MATH 508. Introduction to Mathematical Modeling (3)
Three hours per week. An introduction to mathematical modeling of real world problems. Growth models, dynamical models and difference equations, curve fitting, optimal solutions.

MATH 510. Seminar in the History of Mathematics (3)
Three hours per week. Important episodes, problems and discoveries in mathematics, with emphasis on the historical and social contexts in which they occurred.

MATH 515. Combinatorics (3)
Three hours per week. A survey of the essential techniques of combinatorics. Applications motivated by the fundamental problems of existence, enumeration and optimization.

MATH 520. Linear Algebra (3)
Three hours per week. Applications of concepts in linear algebra to problems in mathematical modeling. Linear systems, vector spaces and linear transformations. Special attention will be paid to pedagogical considerations.

MATH 531. Theory of Ordinary Differential Equations (3)
Three hours per week. Existence and uniqueness theorems.

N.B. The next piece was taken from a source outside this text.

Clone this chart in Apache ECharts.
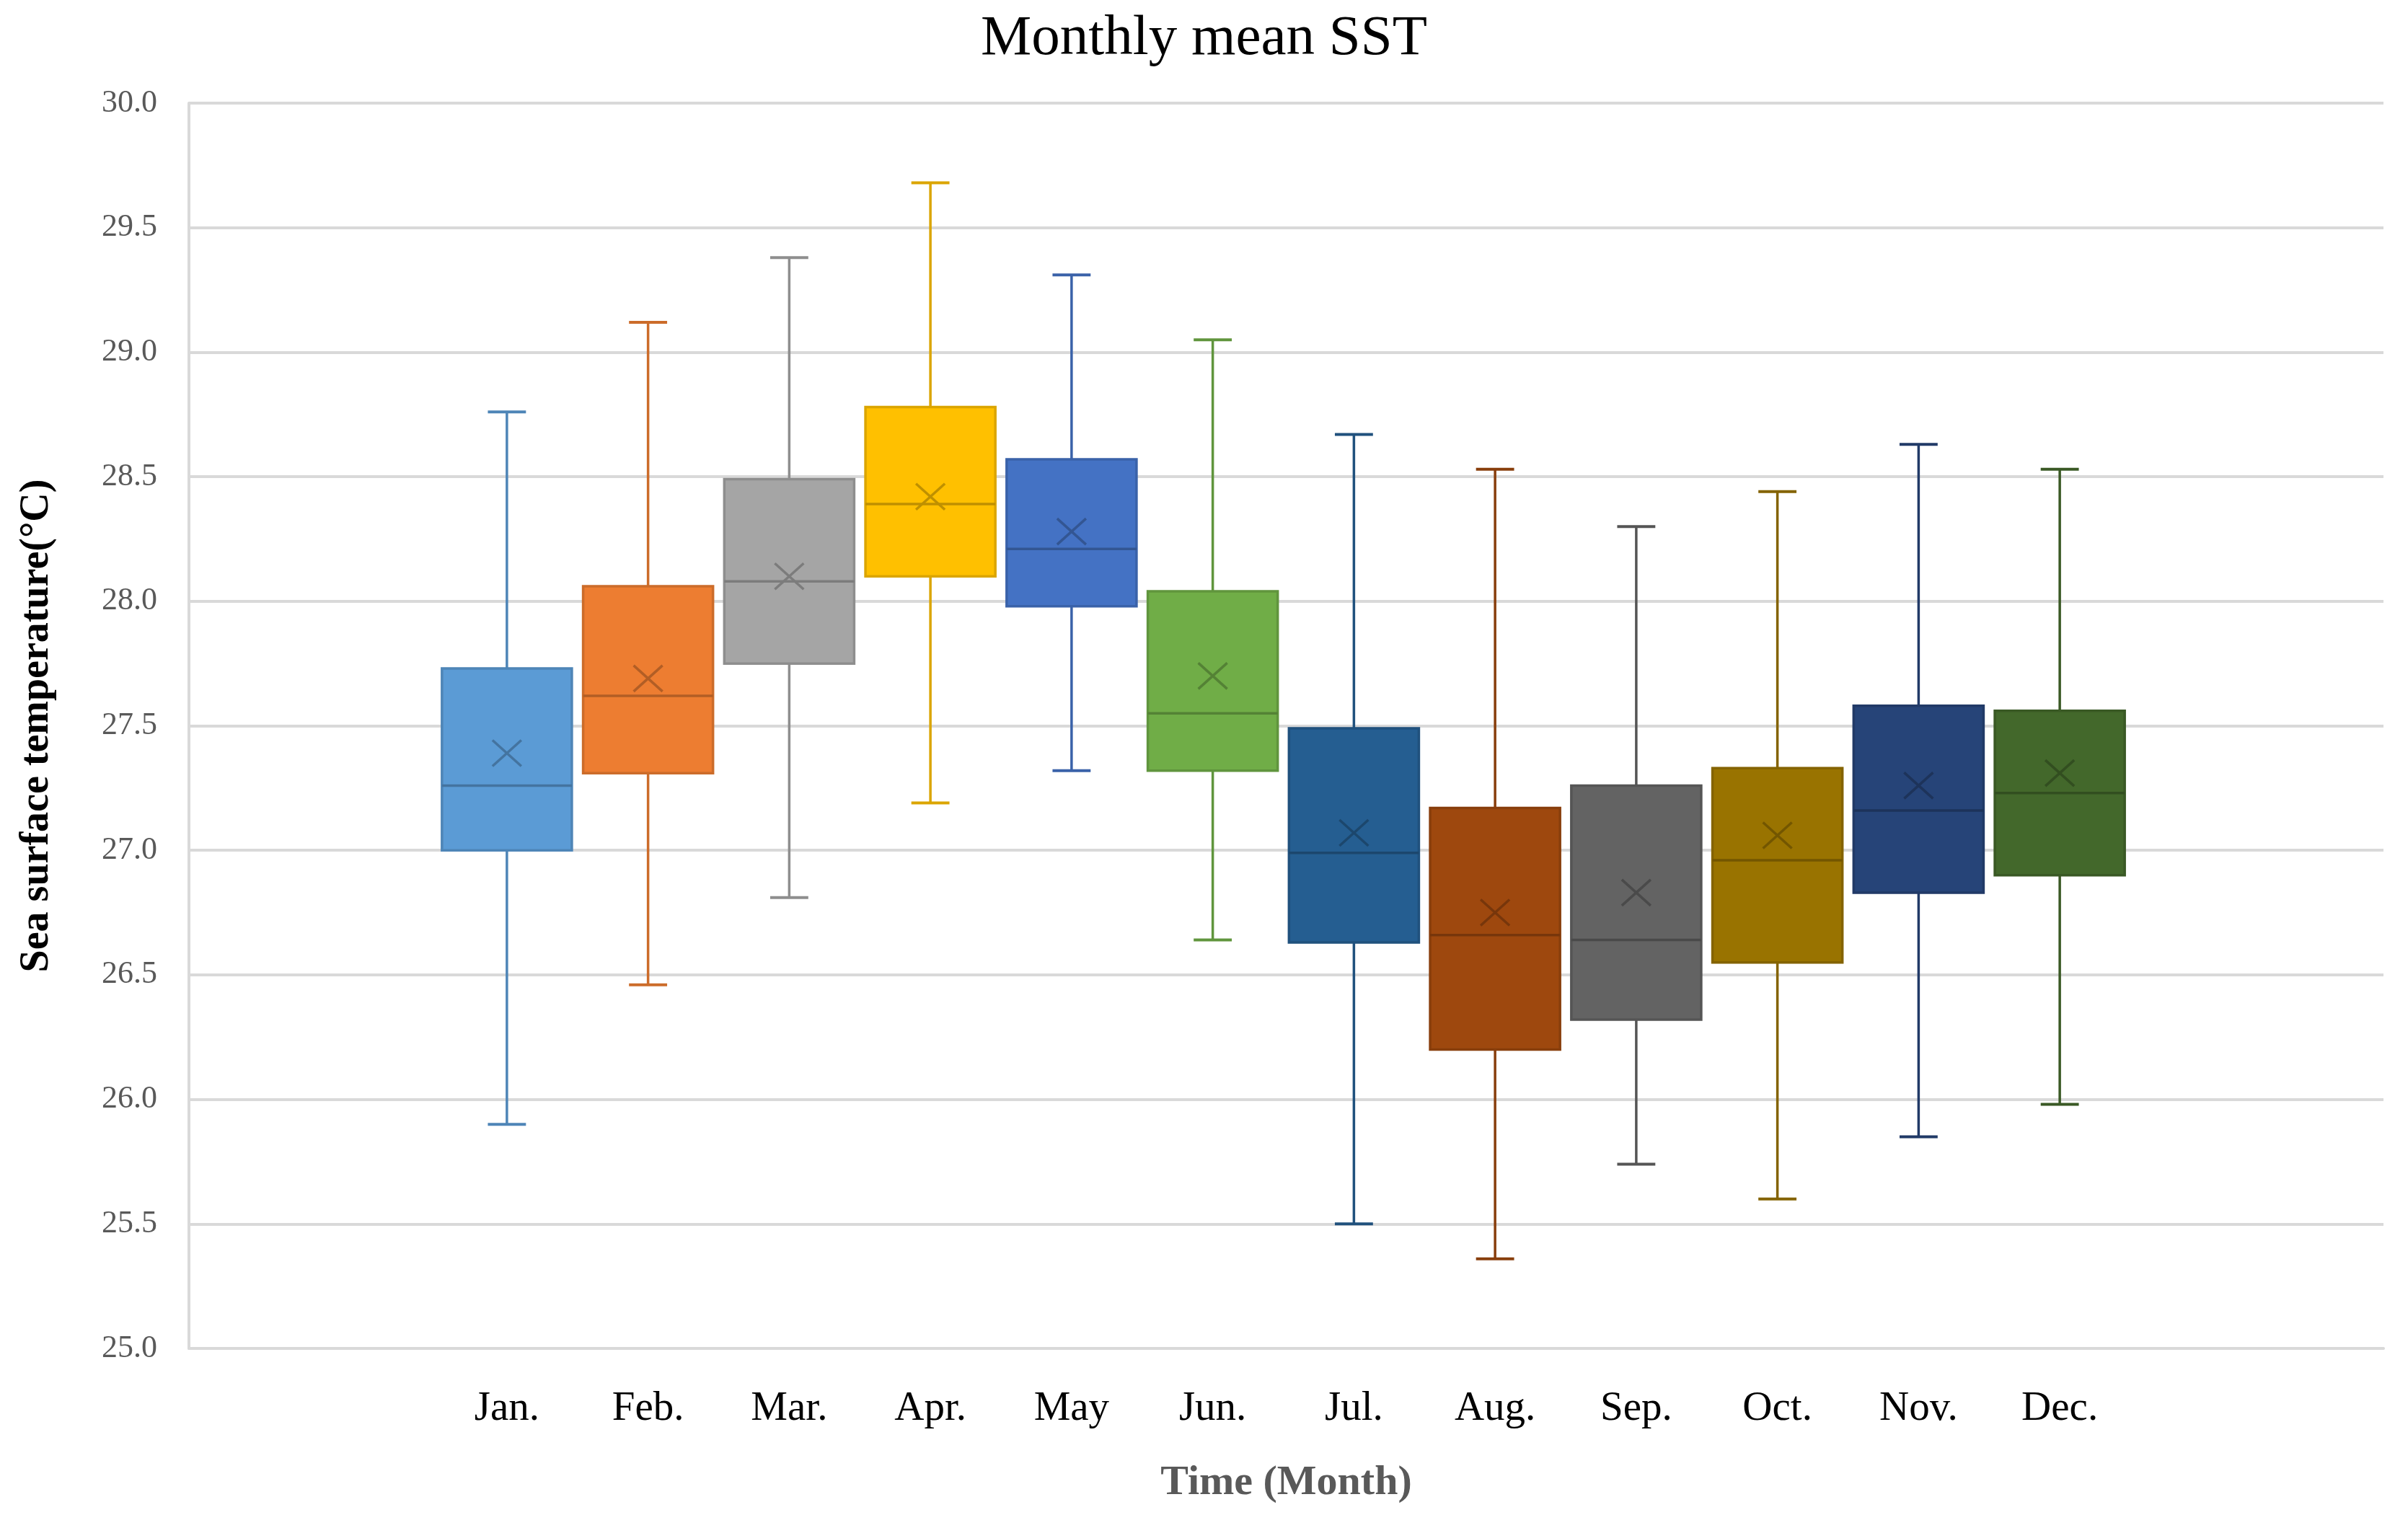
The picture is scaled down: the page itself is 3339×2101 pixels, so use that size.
<!DOCTYPE html>
<html>
<head>
<meta charset="utf-8">
<script src="https://cdn.jsdelivr.net/npm/echarts@6/dist/echarts.min.js"></script>
<style>
html,body{margin:0;padding:0;background:#fff;}
#chart{width:3339px;height:2101px;}
</style>
</head>
<body>
<div id="chart"></div>
<script>
const months = ['Jan.','Feb.','Mar.','Apr.','May','Jun.','Jul.','Aug.','Sep.','Oct.','Nov.','Dec.'];
const whiskerLow  = [25.90, 26.46, 26.81, 27.19, 27.32, 26.64, 25.50, 25.36, 25.74, 25.60, 25.85, 25.98];
const quartile1   = [27.00, 27.31, 27.75, 28.10, 27.98, 27.32, 26.63, 26.20, 26.32, 26.55, 26.83, 26.90];
const medians     = [27.26, 27.62, 28.08, 28.39, 28.21, 27.55, 26.99, 26.66, 26.64, 26.96, 27.16, 27.23];
const quartile3   = [27.73, 28.06, 28.49, 28.78, 28.57, 28.04, 27.49, 27.17, 27.26, 27.33, 27.58, 27.56];
const whiskerHigh = [28.76, 29.12, 29.38, 29.68, 29.31, 29.05, 28.67, 28.53, 28.30, 28.44, 28.63, 28.53];
const meanValues  = [27.39, 27.69, 28.10, 28.42, 28.28, 27.70, 27.07, 26.75, 26.83, 27.06, 27.26, 27.31];
const yMin = 25.0, yMax = 30.0, yStep = 0.5;

const fillColors = ['#5B9BD5','#ED7D31','#A5A5A5','#FFC000','#4472C4','#70AD47',
                    '#255E91','#9E480E','#636363','#997300','#264478','#43682B'];

function shade(hex, f) {
  const n = parseInt(hex.slice(1), 16);
  const r = Math.round(((n >> 16) & 255) * (1 - f));
  const g = Math.round(((n >> 8) & 255) * (1 - f));
  const b = Math.round((n & 255) * (1 - f));
  return 'rgb(' + r + ',' + g + ',' + b + ')';
}

const boxData = months.map((m, i) => [i, whiskerLow[i], quartile1[i], medians[i], quartile3[i], whiskerHigh[i], meanValues[i]]);

const serif = '"Liberation Serif", "Times New Roman", serif';
const gridColor = '#d9d9d9';

const chart = echarts.init(document.getElementById('chart'), null, {renderer: 'canvas'});

function renderItem(params, api) {
  const idx = api.value(0);
  const i = params.dataIndex;
  const fill = fillColors[i];
  const line = shade(fill, 0.14);
  const dark = shade(fill, 0.25);
  const pLow = api.coord([idx, api.value(1)]);
  const pQ1 = api.coord([idx, api.value(2)]);
  const pMed = api.coord([idx, api.value(3)]);
  const pQ3 = api.coord([idx, api.value(4)]);
  const pHigh = api.coord([idx, api.value(5)]);
  const pMean = api.coord([idx, api.value(6)]);
  const slot = api.size([1, 0])[0];
  const bw = slot * 0.92;
  const cw = slot * 0.27;
  const cx = pQ1[0];
  const mx = 20, my = 18;
  return {
    type: 'group',
    children: [
      {type: 'line', shape: {x1: cx, y1: pLow[1], x2: cx, y2: pHigh[1]}, style: {stroke: line, lineWidth: 3.5}},
      {type: 'line', shape: {x1: cx - cw / 2, y1: pLow[1], x2: cx + cw / 2, y2: pLow[1]}, style: {stroke: line, lineWidth: 4}},
      {type: 'line', shape: {x1: cx - cw / 2, y1: pHigh[1], x2: cx + cw / 2, y2: pHigh[1]}, style: {stroke: line, lineWidth: 4}},
      {type: 'rect', shape: {x: cx - bw / 2, y: pQ3[1], width: bw, height: pQ1[1] - pQ3[1]},
        style: {fill: fill, stroke: line, lineWidth: 3.5}},
      {type: 'line', shape: {x1: cx - bw / 2, y1: pMed[1], x2: cx + bw / 2, y2: pMed[1]}, style: {stroke: dark, lineWidth: 3.5}},
      {type: 'line', shape: {x1: cx - mx, y1: pMean[1] - my, x2: cx + mx, y2: pMean[1] + my}, style: {stroke: dark, lineWidth: 3.5}},
      {type: 'line', shape: {x1: cx - mx, y1: pMean[1] + my, x2: cx + mx, y2: pMean[1] - my}, style: {stroke: dark, lineWidth: 3.5}}
    ]
  };
}

const option = {
  backgroundColor: '#ffffff',
  animation: false,
  title: {
    text: 'Monthly mean SST',
    left: 'center',
    top: 10,
    textStyle: {fontFamily: serif, fontSize: 79, fontWeight: 'normal', color: '#000000'}
  },
  grid: [
    {left: 262, right: 34, top: 143, bottom: 231, containLabel: false},
    {left: 605, right: 385, top: 143, bottom: 231, containLabel: false}
  ],
  xAxis: [
    {
      gridIndex: 0, type: 'category', data: [''], boundaryGap: true,
      name: 'Time (Month)', nameLocation: 'middle', nameGap: 158,
      nameTextStyle: {fontFamily: serif, fontSize: 58, fontWeight: 'bold', color: '#595959'},
      axisLine: {show: true, lineStyle: {color: gridColor, width: 4}},
      axisTick: {show: false}, axisLabel: {show: false}, splitLine: {show: false}
    },
    {
      gridIndex: 1, type: 'category', data: months, boundaryGap: true,
      axisLine: {show: false}, axisTick: {show: false}, splitLine: {show: false},
      axisLabel: {fontFamily: serif, fontSize: 57, color: '#000000', margin: 56, interval: 0}
    }
  ],
  yAxis: [
    {
      gridIndex: 0, type: 'value', min: yMin, max: yMax, interval: yStep,
      name: 'Sea surface temperature(°C)', nameLocation: 'middle', nameRotate: 90, nameGap: 182,
      nameTextStyle: {fontFamily: serif, fontSize: 56, fontWeight: 'bold', color: '#000000'},
      axisLine: {show: true, lineStyle: {color: gridColor, width: 4}},
      axisTick: {show: false},
      axisLabel: {fontFamily: serif, fontSize: 44, color: '#595959', margin: 44,
        formatter: v => v.toFixed(1)},
      splitLine: {show: true, lineStyle: {color: gridColor, width: 4}}
    },
    {
      gridIndex: 1, type: 'value', min: yMin, max: yMax, interval: yStep,
      show: false, splitLine: {show: false}
    }
  ],
  series: [
    {
      type: 'custom',
      xAxisIndex: 1, yAxisIndex: 1,
      renderItem: renderItem,
      encode: {x: 0, y: [1, 2, 3, 4, 5, 6]},
      data: boxData,
      clip: false
    }
  ]
};
chart.setOption(option);
</script>
</body>
</html>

Qualitative and analytic study of ordinary differential equations, including a study of first and second order equations, first order systems and qualitative analysis of linear and nonlinear systems. Modeling of real world phenomena with ordinary differential equations.

MATH 600. Thesis Seminar (1-3)
One to three hours per week. Research guidance. May be repeated for credit up to a total of three semester hours.

MATH 699.  Thesis Preparation and Research (1)
Master of Arts in Mathematics students who have not completed their thesis and are not enrolled in any other graduate course must enroll in MATH 699 each fall and spring semester until final approval of their thesis. This course is Pass/Fail and does not count towards any graduate degree.